— Start Recorded information —
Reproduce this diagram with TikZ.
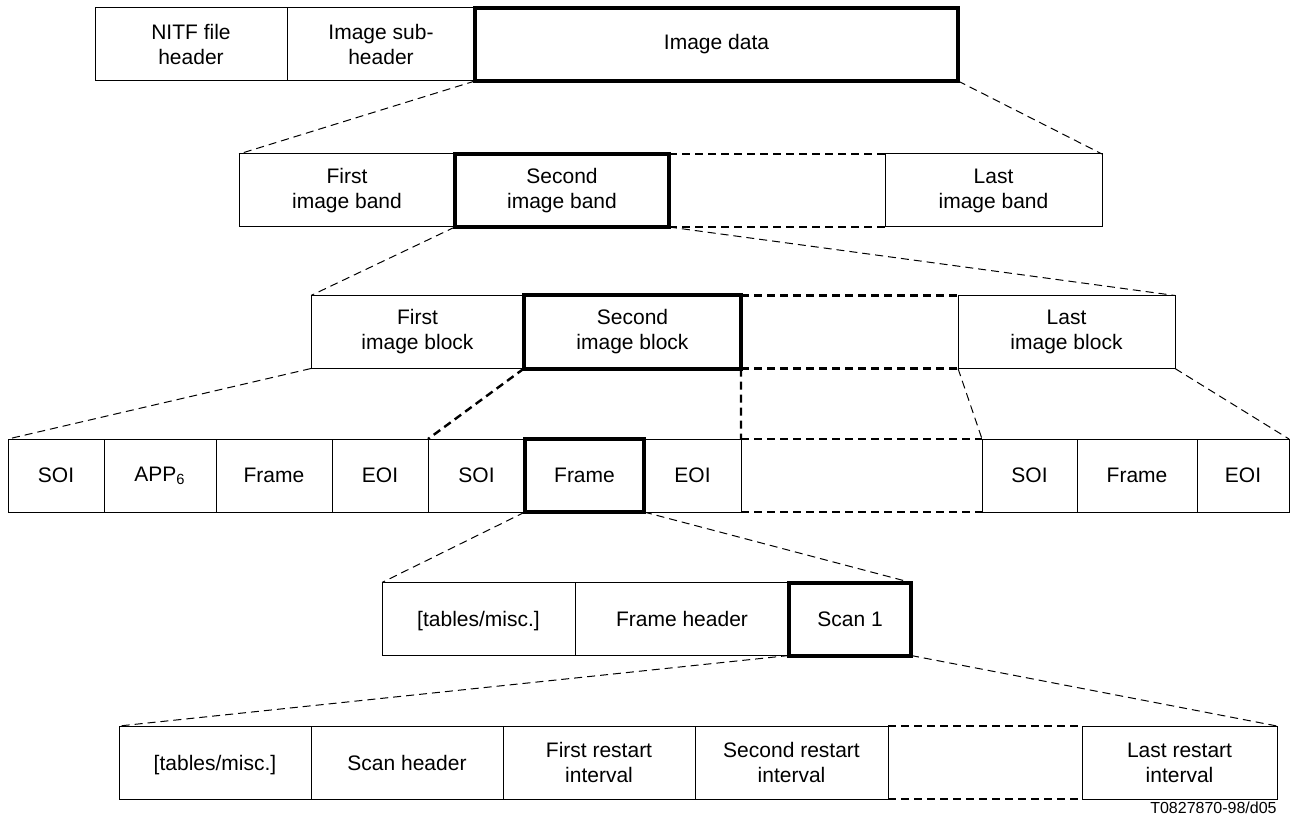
\documentclass[tikz,border=0pt]{standalone}
\usepackage{fontspec}
\setmainfont{Liberation Sans}
\usepackage{tikz}

\begin{document}
\begin{tikzpicture}[x=.5pt,y=-.5pt,
  cell/.style={draw,line width=.5pt,inner sep=0pt,outer sep=0pt,
    minimum height=36.5pt,align=center,font=\fontsize{10.5}{12.5}\selectfont},
  hot/.style={cell,line width=2pt},
  gap/.style={cell,draw=none},
  zoom/.style={dash pattern=on 4pt off 2.5pt,line width=.5pt},
  gapline/.style={dash pattern=on 4pt off 2.5pt,line width=1.2pt}]
  \useasboundingbox (0,0) rectangle (1293,823);
  % file level
  \foreach \n/\a/\b/\t in {nitf/95/287/{NITF file\\header},sub/287/475/{Image sub-\\header}}
    \node[cell,minimum width={(\b-\a)*.5pt}] (\n) at ({(\a+\b)/2},44.5) {\t};
  \node[hot,minimum width={(958-475)*.5pt}] (data) at ({(475+958)/2},44.5) {Image data};
  % bands
  \foreach \n/\a/\b/\t in {band1/239/455/{First\\image band},band3/885/1102/{Last\\image band}}
    \node[cell,minimum width={(\b-\a)*.5pt}] (\n) at ({(\a+\b)/2},190.5) {\t};
  \node[gap,minimum width={(885-669)*.5pt}] (gap2) at ({(669+885)/2},190.5) {};
  \draw[gapline] (gap2.north west) -- (gap2.north east) (gap2.south west) -- (gap2.south east);
  \node[hot,minimum width={(669-455)*.5pt}] (band2) at ({(455+669)/2},190.5) {Second\\image band};
  % blocks
  \foreach \n/\a/\b/\t in {blk1/311/524/{First\\image block},blk3/958/1175/{Last\\image block}}
    \node[cell,minimum width={(\b-\a)*.5pt}] (\n) at ({(\a+\b)/2},332) {\t};
  \node[gap,minimum width={(958-741)*.5pt}] (gap3) at ({(741+958)/2},332) {};
  \draw[gapline] (gap3.north west) -- (gap3.north east) (gap3.south west) -- (gap3.south east);
  \node[hot,minimum width={(741-524)*.5pt}] (blk2) at ({(524+741)/2},332) {Second\\image block};
  % markers
  \foreach \n/\a/\b/\t in {soiA/8/104/SOI,app/104/216/{APP\textsubscript{6}},frmA/216/332/Frame,
      eoiA/332/428/EOI,soiB/428/525/SOI,eoiB/644/741/EOI,
      soiC/982/1077/SOI,frmC/1077/1197/Frame,eoiC/1197/1289/EOI}
    \node[cell,minimum width={(\b-\a)*.5pt}] (\n) at ({(\a+\b)/2},475.5) {\t};
  \node[gap,minimum width={(982-741)*.5pt}] (gap4) at ({(741+982)/2},475.5) {};
  \draw[gapline] (gap4.north west) -- (gap4.north east) (gap4.south west) -- (gap4.south east);
  \node[hot,minimum width={(644-525)*.5pt}] (frmB) at ({(525+644)/2},475.5) {Frame};
  % frame
  \node[cell,minimum width={(575-382)*.5pt}] (tabA) at ({(382+575)/2},619) {\raisebox{0pt}[\height][0pt]{[tables/misc.]}};
  \node[cell,minimum width={(789-575)*.5pt}] (fhdr) at ({(575+789)/2},619) {Frame header};
  \node[hot,minimum width={(911-789)*.5pt}] (scan) at ({(789+911)/2},619) {Scan 1};
  % scan
  \node[cell,minimum width={(311-119)*.5pt}] (tabB) at ({(119+311)/2},762.5) {\raisebox{0pt}[\height][0pt]{[tables/misc.]}};
  \foreach \n/\a/\b/\t in {shdr/311/503/{Scan header},rst1/503/695/{First restart\\interval},
      rst2/695/888/{Second restart\\interval},rstN/1082/1277/{Last restart\\interval}}
    \node[cell,minimum width={(\b-\a)*.5pt}] (\n) at ({(\a+\b)/2},762.5) {\t};
  \node[gap,minimum width={(1082-888)*.5pt}] (gap6) at ({(888+1082)/2},762.5) {};
  \draw[gapline] (gap6.north west) -- (gap6.north east) (gap6.south west) -- (gap6.south east);
  % zoom lines
  \draw[zoom] (data.south west) -- (band1.north west) (data.south east) -- (band3.north east);
  \draw[zoom] (band2.south west) -- (blk1.north west) (band2.south east) -- (blk3.north east);
  \draw[zoom] (blk1.south west) -- (soiA.north west);
  \draw[gapline] (blk2.south west) -- (soiB.north west) (blk2.south east) -- (gap4.north west);
  \draw[zoom] (blk3.south west) -- (soiC.north west) (blk3.south east) -- (eoiC.north east);
  \draw[zoom] (frmB.south west) -- (tabA.north west) (frmB.south east) -- (scan.north east);
  \draw[zoom] (scan.south west) -- (tabB.north west) (scan.south east) -- (rstN.north east);
  \node[anchor=base east,inner sep=0pt,font=\fontsize{8}{9}\selectfont] (tag) at (1277,813) {T0827870-98/d05};
\end{tikzpicture}
\end{document}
— End Recorded information —
**Stated problem:** Restate the data above exactly, stripping out each image.

**Task result:**
Reproduce this diagram with TikZ.
\documentclass[tikz,border=0pt]{standalone}
\usepackage{fontspec}
\setmainfont{Liberation Sans}
\usepackage{tikz}

\begin{document}
\begin{tikzpicture}[x=.5pt,y=-.5pt,
  cell/.style={draw,line width=.5pt,inner sep=0pt,outer sep=0pt,
    minimum height=36.5pt,align=center,font=\fontsize{10.5}{12.5}\selectfont},
  hot/.style={cell,line width=2pt},
  gap/.style={cell,draw=none},
  zoom/.style={dash pattern=on 4pt off 2.5pt,line width=.5pt},
  gapline/.style={dash pattern=on 4pt off 2.5pt,line width=1.2pt}]
  \useasboundingbox (0,0) rectangle (1293,823);
  % file level
  \foreach \n/\a/\b/\t in {nitf/95/287/{NITF file\\header},sub/287/475/{Image sub-\\header}}
    \node[cell,minimum width={(\b-\a)*.5pt}] (\n) at ({(\a+\b)/2},44.5) {\t};
  \node[hot,minimum width={(958-475)*.5pt}] (data) at ({(475+958)/2},44.5) {Image data};
  % bands
  \foreach \n/\a/\b/\t in {band1/239/455/{First\\image band},band3/885/1102/{Last\\image band}}
    \node[cell,minimum width={(\b-\a)*.5pt}] (\n) at ({(\a+\b)/2},190.5) {\t};
  \node[gap,minimum width={(885-669)*.5pt}] (gap2) at ({(669+885)/2},190.5) {};
  \draw[gapline] (gap2.north west) -- (gap2.north east) (gap2.south west) -- (gap2.south east);
  \node[hot,minimum width={(669-455)*.5pt}] (band2) at ({(455+669)/2},190.5) {Second\\image band};
  % blocks
  \foreach \n/\a/\b/\t in {blk1/311/524/{First\\image block},blk3/958/1175/{Last\\image block}}
    \node[cell,minimum width={(\b-\a)*.5pt}] (\n) at ({(\a+\b)/2},332) {\t};
  \node[gap,minimum width={(958-741)*.5pt}] (gap3) at ({(741+958)/2},332) {};
  \draw[gapline] (gap3.north west) -- (gap3.north east) (gap3.south west) -- (gap3.south east);
  \node[hot,minimum width={(741-524)*.5pt}] (blk2) at ({(524+741)/2},332) {Second\\image block};
  % markers
  \foreach \n/\a/\b/\t in {soiA/8/104/SOI,app/104/216/{APP\textsubscript{6}},frmA/216/332/Frame,
      eoiA/332/428/EOI,soiB/428/525/SOI,eoiB/644/741/EOI,
      soiC/982/1077/SOI,frmC/1077/1197/Frame,eoiC/1197/1289/EOI}
    \node[cell,minimum width={(\b-\a)*.5pt}] (\n) at ({(\a+\b)/2},475.5) {\t};
  \node[gap,minimum width={(982-741)*.5pt}] (gap4) at ({(741+982)/2},475.5) {};
  \draw[gapline] (gap4.north west) -- (gap4.north east) (gap4.south west) -- (gap4.south east);
  \node[hot,minimum width={(644-525)*.5pt}] (frmB) at ({(525+644)/2},475.5) {Frame};
  % frame
  \node[cell,minimum width={(575-382)*.5pt}] (tabA) at ({(382+575)/2},619) {\raisebox{0pt}[\height][0pt]{[tables/misc.]}};
  \node[cell,minimum width={(789-575)*.5pt}] (fhdr) at ({(575+789)/2},619) {Frame header};
  \node[hot,minimum width={(911-789)*.5pt}] (scan) at ({(789+911)/2},619) {Scan 1};
  % scan
  \node[cell,minimum width={(311-119)*.5pt}] (tabB) at ({(119+311)/2},762.5) {\raisebox{0pt}[\height][0pt]{[tables/misc.]}};
  \foreach \n/\a/\b/\t in {shdr/311/503/{Scan header},rst1/503/695/{First restart\\interval},
      rst2/695/888/{Second restart\\interval},rstN/1082/1277/{Last restart\\interval}}
    \node[cell,minimum width={(\b-\a)*.5pt}] (\n) at ({(\a+\b)/2},762.5) {\t};
  \node[gap,minimum width={(1082-888)*.5pt}] (gap6) at ({(888+1082)/2},762.5) {};
  \draw[gapline] (gap6.north west) -- (gap6.north east) (gap6.south west) -- (gap6.south east);
  % zoom lines
  \draw[zoom] (data.south west) -- (band1.north west) (data.south east) -- (band3.north east);
  \draw[zoom] (band2.south west) -- (blk1.north west) (band2.south east) -- (blk3.north east);
  \draw[zoom] (blk1.south west) -- (soiA.north west);
  \draw[gapline] (blk2.south west) -- (soiB.north west) (blk2.south east) -- (gap4.north west);
  \draw[zoom] (blk3.south west) -- (soiC.north west) (blk3.south east) -- (eoiC.north east);
  \draw[zoom] (frmB.south west) -- (tabA.north west) (frmB.south east) -- (scan.north east);
  \draw[zoom] (scan.south west) -- (tabB.north west) (scan.south east) -- (rstN.north east);
  \node[anchor=base east,inner sep=0pt,font=\fontsize{8}{9}\selectfont] (tag) at (1277,813) {T0827870-98/d05};
\end{tikzpicture}
\end{document}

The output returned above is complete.